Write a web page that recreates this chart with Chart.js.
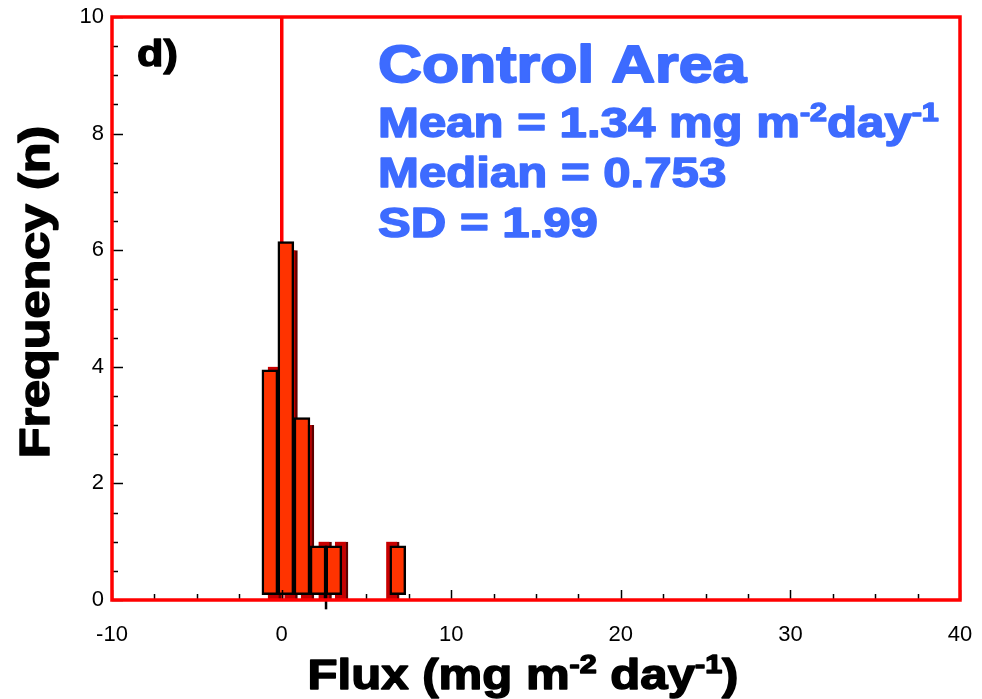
<!DOCTYPE html>
<html>
<head>
<meta charset="utf-8">
<title>Control Area flux histogram</title>
<script src="https://cdn.jsdelivr.net/npm/chart.js@4.4.1/dist/chart.umd.min.js"></script>
<style>
  html, body { margin: 0; padding: 0; background: #fff; }
  #wrap { width: 982px; height: 699px; }
</style>
</head>
<body>
<div id="wrap"><canvas id="fluxChart" width="982" height="699"></canvas></div>
<script>
// histogram bins (front bars and their dark offset copies)
const frontCenters = [-0.69, 0.25, 1.20, 2.15, 3.08, 6.85];
const frontCounts  = [3.95, 6.15, 3.13, 0.93, 0.93, 0.93];
const shadowCenters = [-0.43, 0.55, 1.52, 2.56, 3.53, 6.55];
const shadowCounts  = [4, 6, 3, 1, 1, 1];

// stray divider that runs below the axis
const dividerX = [2.62, 2.62];
const dividerY = [-0.16, 0.93];

// axes
const xRange = [-10, 40];
const yRange = [0, 10];
const xMinorStep = 2.5, xMajorStep = 10;
const yMinorStep = 0.5, yMajorStep = 2;

// summary stats
const statsTitle = 'Control Area';
const statMean = 1.34;
const statMedian = 0.753;
const statSD = 1.99;
const panelLabel = 'd)';

const RED = '#ff0000';
const BLUE = '#3d6bff';
const BOLD = 'Liberation Sans, Arial, sans-serif';
const STRETCH = 1.17;

Chart.defaults.font.family = BOLD;
Chart.defaults.color = '#000';

// draws a run of text pieces, some raised as superscripts, stretched sideways
function richText(ctx, parts, x, y, size, color, align) {
  ctx.save();
  ctx.fillStyle = color;
  ctx.strokeStyle = color;
  ctx.lineWidth = size * 0.035;
  ctx.lineJoin = 'round';
  ctx.textBaseline = 'alphabetic';
  ctx.textAlign = 'left';
  const widths = parts.map(p => {
    ctx.font = 'bold ' + (p.sup ? size * 0.62 : size) + 'px ' + BOLD;
    return ctx.measureText(p.t).width;
  });
  const total = widths.reduce((a, b) => a + b, 0);
  ctx.translate(x, y);
  ctx.scale(STRETCH, 1);
  let cx = align === 'center' ? -total / 2 : 0;
  parts.forEach((p, i) => {
    ctx.font = 'bold ' + (p.sup ? size * 0.62 : size) + 'px ' + BOLD;
    const dy = p.sup ? -size * 0.38 : 0;
    ctx.fillText(p.t, cx, dy);
    ctx.strokeText(p.t, cx, dy);
    cx += widths[i];
  });
  ctx.restore();
}

const decorations = {
  id: 'decorations',
  afterDatasetsDraw(chart) {
    const { ctx, chartArea: a, scales: { x, y } } = chart;
    ctx.save();
    ctx.strokeStyle = '#000';
    ctx.lineWidth = 1.5;
    // inward tick marks on the bottom axis
    for (let v = xRange[0]; v <= xRange[1] + 1e-9; v += xMinorStep) {
      const px = Math.round(x.getPixelForValue(v)) + 0.5;
      const len = Math.abs(v % xMajorStep) < 1e-9 ? 10 : 6;
      ctx.beginPath();
      ctx.moveTo(px, a.bottom);
      ctx.lineTo(px, a.bottom - len);
      ctx.stroke();
    }
    // inward tick marks on the left axis
    for (let v = yRange[0]; v <= yRange[1] + 1e-9; v += yMinorStep) {
      const py = Math.round(y.getPixelForValue(v)) + 0.5;
      const len = Math.abs(v % yMajorStep) < 1e-9 ? 11 : 6;
      ctx.beginPath();
      ctx.moveTo(a.left, py);
      ctx.lineTo(a.left + len, py);
      ctx.stroke();
    }
    // red frame
    ctx.strokeStyle = RED;
    ctx.lineWidth = 3.5;
    ctx.strokeRect(a.left, a.top, a.right - a.left, a.bottom - a.top);
    ctx.restore();
  },
  afterDraw(chart) {
    const { ctx } = chart;
    richText(ctx, [{ t: panelLabel }], 137, 66, 37, '#000');
    richText(ctx, [{ t: statsTitle }], 378, 82, 52, BLUE);
    richText(ctx, [
      { t: 'Mean = ' + statMean.toFixed(2) + ' mg m' },
      { t: '-2', sup: true },
      { t: 'day' },
      { t: '-1', sup: true }
    ], 378, 137, 42, BLUE);
    richText(ctx, [{ t: 'Median = ' + statMedian }], 378, 187, 42, BLUE);
    richText(ctx, [{ t: 'SD = ' + statSD }], 378, 237, 42, BLUE);

    // axis titles
    richText(ctx, [
      { t: 'Flux (mg m' },
      { t: '-2', sup: true },
      { t: ' day' },
      { t: '-1', sup: true },
      { t: ')' }
    ], 523, 689, 42, '#000', 'center');
    ctx.save();
    ctx.translate(49, 292);
    ctx.rotate(-Math.PI / 2);
    richText(ctx, [{ t: 'Frequency (n)' }], 0, 0, 43, '#000', 'center');
    ctx.restore();
  }
};

const toPoints = (xs, ys) => xs.map((v, i) => ({ x: v, y: ys[i] }));

new Chart(document.getElementById('fluxChart'), {
  type: 'bar',
  data: {
    datasets: [
      {
        type: 'line',
        data: toPoints(dividerX, dividerY),
        borderColor: '#000',
        borderWidth: 2.5,
        pointRadius: 0,
        clip: false,
        order: 0
      },
      {
        data: toPoints(frontCenters, frontCounts),
        backgroundColor: '#ff3300',
        borderColor: '#000',
        borderWidth: 2.5,
        borderSkipped: false,
        barThickness: 16,
        base: 0.09,
        grouped: false,
        order: 1
      },
      {
        data: toPoints(shadowCenters, shadowCounts),
        backgroundColor: '#c80000',
        borderColor: '#5c0000',
        borderWidth: { top: 0, left: 0, bottom: 0, right: 2.5 },
        barThickness: 13,
        grouped: false,
        order: 2
      }
    ]
  },
  options: {
    responsive: false,
    animation: false,
    layout: { padding: { top: 17, right: 22, left: 0, bottom: 0 } },
    plugins: { legend: { display: false }, tooltip: { enabled: false } },
    scales: {
      x: {
        type: 'linear',
        min: xRange[0],
        max: xRange[1],
        offset: false,
        afterFit(s) { s.height = 99; s.paddingLeft = 0; s.paddingRight = 0; },
        ticks: { stepSize: xMajorStep, padding: 22, font: { size: 22 }, color: '#000' },
        grid: {
          offset: false,
          drawTicks: false,
          lineWidth: 3.5,
          color: c => (c.tick && c.tick.value === 0 ? RED : 'rgba(0,0,0,0)')
        },
        border: { display: false }
      },
      y: {
        min: yRange[0],
        max: yRange[1],
        afterFit(s) { s.width = 112; s.paddingTop = 0; s.paddingBottom = 0; },
        ticks: { stepSize: yMajorStep, padding: 8, font: { size: 22 }, color: '#000' },
        grid: { display: false, drawTicks: false },
        border: { display: false }
      }
    }
  },
  plugins: [decorations]
});
</script>
</body>
</html>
= = = = =
§ TO DO: Repeat the listing in full and exactly. Do not include any images.

§ THE OUTPUT:
Write a web page that recreates this chart with Chart.js.
<!DOCTYPE html>
<html>
<head>
<meta charset="utf-8">
<title>Control Area flux histogram</title>
<script src="https://cdn.jsdelivr.net/npm/chart.js@4.4.1/dist/chart.umd.min.js"></script>
<style>
  html, body { margin: 0; padding: 0; background: #fff; }
  #wrap { width: 982px; height: 699px; }
</style>
</head>
<body>
<div id="wrap"><canvas id="fluxChart" width="982" height="699"></canvas></div>
<script>
// histogram bins (front bars and their dark offset copies)
const frontCenters = [-0.69, 0.25, 1.20, 2.15, 3.08, 6.85];
const frontCounts  = [3.95, 6.15, 3.13, 0.93, 0.93, 0.93];
const shadowCenters = [-0.43, 0.55, 1.52, 2.56, 3.53, 6.55];
const shadowCounts  = [4, 6, 3, 1, 1, 1];

// stray divider that runs below the axis
const dividerX = [2.62, 2.62];
const dividerY = [-0.16, 0.93];

// axes
const xRange = [-10, 40];
const yRange = [0, 10];
const xMinorStep = 2.5, xMajorStep = 10;
const yMinorStep = 0.5, yMajorStep = 2;

// summary stats
const statsTitle = 'Control Area';
const statMean = 1.34;
const statMedian = 0.753;
const statSD = 1.99;
const panelLabel = 'd)';

const RED = '#ff0000';
const BLUE = '#3d6bff';
const BOLD = 'Liberation Sans, Arial, sans-serif';
const STRETCH = 1.17;

Chart.defaults.font.family = BOLD;
Chart.defaults.color = '#000';

// draws a run of text pieces, some raised as superscripts, stretched sideways
function richText(ctx, parts, x, y, size, color, align) {
  ctx.save();
  ctx.fillStyle = color;
  ctx.strokeStyle = color;
  ctx.lineWidth = size * 0.035;
  ctx.lineJoin = 'round';
  ctx.textBaseline = 'alphabetic';
  ctx.textAlign = 'left';
  const widths = parts.map(p => {
    ctx.font = 'bold ' + (p.sup ? size * 0.62 : size) + 'px ' + BOLD;
    return ctx.measureText(p.t).width;
  });
  const total = widths.reduce((a, b) => a + b, 0);
  ctx.translate(x, y);
  ctx.scale(STRETCH, 1);
  let cx = align === 'center' ? -total / 2 : 0;
  parts.forEach((p, i) => {
    ctx.font = 'bold ' + (p.sup ? size * 0.62 : size) + 'px ' + BOLD;
    const dy = p.sup ? -size * 0.38 : 0;
    ctx.fillText(p.t, cx, dy);
    ctx.strokeText(p.t, cx, dy);
    cx += widths[i];
  });
  ctx.restore();
}

const decorations = {
  id: 'decorations',
  afterDatasetsDraw(chart) {
    const { ctx, chartArea: a, scales: { x, y } } = chart;
    ctx.save();
    ctx.strokeStyle = '#000';
    ctx.lineWidth = 1.5;
    // inward tick marks on the bottom axis
    for (let v = xRange[0]; v <= xRange[1] + 1e-9; v += xMinorStep) {
      const px = Math.round(x.getPixelForValue(v)) + 0.5;
      const len = Math.abs(v % xMajorStep) < 1e-9 ? 10 : 6;
      ctx.beginPath();
      ctx.moveTo(px, a.bottom);
      ctx.lineTo(px, a.bottom - len);
      ctx.stroke();
    }
    // inward tick marks on the left axis
    for (let v = yRange[0]; v <= yRange[1] + 1e-9; v += yMinorStep) {
      const py = Math.round(y.getPixelForValue(v)) + 0.5;
      const len = Math.abs(v % yMajorStep) < 1e-9 ? 11 : 6;
      ctx.beginPath();
      ctx.moveTo(a.left, py);
      ctx.lineTo(a.left + len, py);
      ctx.stroke();
    }
    // red frame
    ctx.strokeStyle = RED;
    ctx.lineWidth = 3.5;
    ctx.strokeRect(a.left, a.top, a.right - a.left, a.bottom - a.top);
    ctx.restore();
  },
  afterDraw(chart) {
    const { ctx } = chart;
    richText(ctx, [{ t: panelLabel }], 137, 66, 37, '#000');
    richText(ctx, [{ t: statsTitle }], 378, 82, 52, BLUE);
    richText(ctx, [
      { t: 'Mean = ' + statMean.toFixed(2) + ' mg m' },
      { t: '-2', sup: true },
      { t: 'day' },
      { t: '-1', sup: true }
    ], 378, 137, 42, BLUE);
    richText(ctx, [{ t: 'Median = ' + statMedian }], 378, 187, 42, BLUE);
    richText(ctx, [{ t: 'SD = ' + statSD }], 378, 237, 42, BLUE);

    // axis titles
    richText(ctx, [
      { t: 'Flux (mg m' },
      { t: '-2', sup: true },
      { t: ' day' },
      { t: '-1', sup: true },
      { t: ')' }
    ], 523, 689, 42, '#000', 'center');
    ctx.save();
    ctx.translate(49, 292);
    ctx.rotate(-Math.PI / 2);
    richText(ctx, [{ t: 'Frequency (n)' }], 0, 0, 43, '#000', 'center');
    ctx.restore();
  }
};

const toPoints = (xs, ys) => xs.map((v, i) => ({ x: v, y: ys[i] }));

new Chart(document.getElementById('fluxChart'), {
  type: 'bar',
  data: {
    datasets: [
      {
        type: 'line',
        data: toPoints(dividerX, dividerY),
        borderColor: '#000',
        borderWidth: 2.5,
        pointRadius: 0,
        clip: false,
        order: 0
      },
      {
        data: toPoints(frontCenters, frontCounts),
        backgroundColor: '#ff3300',
        borderColor: '#000',
        borderWidth: 2.5,
        borderSkipped: false,
        barThickness: 16,
        base: 0.09,
        grouped: false,
        order: 1
      },
      {
        data: toPoints(shadowCenters, shadowCounts),
        backgroundColor: '#c80000',
        borderColor: '#5c0000',
        borderWidth: { top: 0, left: 0, bottom: 0, right: 2.5 },
        barThickness: 13,
        grouped: false,
        order: 2
      }
    ]
  },
  options: {
    responsive: false,
    animation: false,
    layout: { padding: { top: 17, right: 22, left: 0, bottom: 0 } },
    plugins: { legend: { display: false }, tooltip: { enabled: false } },
    scales: {
      x: {
        type: 'linear',
        min: xRange[0],
        max: xRange[1],
        offset: false,
        afterFit(s) { s.height = 99; s.paddingLeft = 0; s.paddingRight = 0; },
        ticks: { stepSize: xMajorStep, padding: 22, font: { size: 22 }, color: '#000' },
        grid: {
          offset: false,
          drawTicks: false,
          lineWidth: 3.5,
          color: c => (c.tick && c.tick.value === 0 ? RED : 'rgba(0,0,0,0)')
        },
        border: { display: false }
      },
      y: {
        min: yRange[0],
        max: yRange[1],
        afterFit(s) { s.width = 112; s.paddingTop = 0; s.paddingBottom = 0; },
        ticks: { stepSize: yMajorStep, padding: 8, font: { size: 22 }, color: '#000' },
        grid: { display: false, drawTicks: false },
        border: { display: false }
      }
    }
  },
  plugins: [decorations]
});
</script>
</body>
</html>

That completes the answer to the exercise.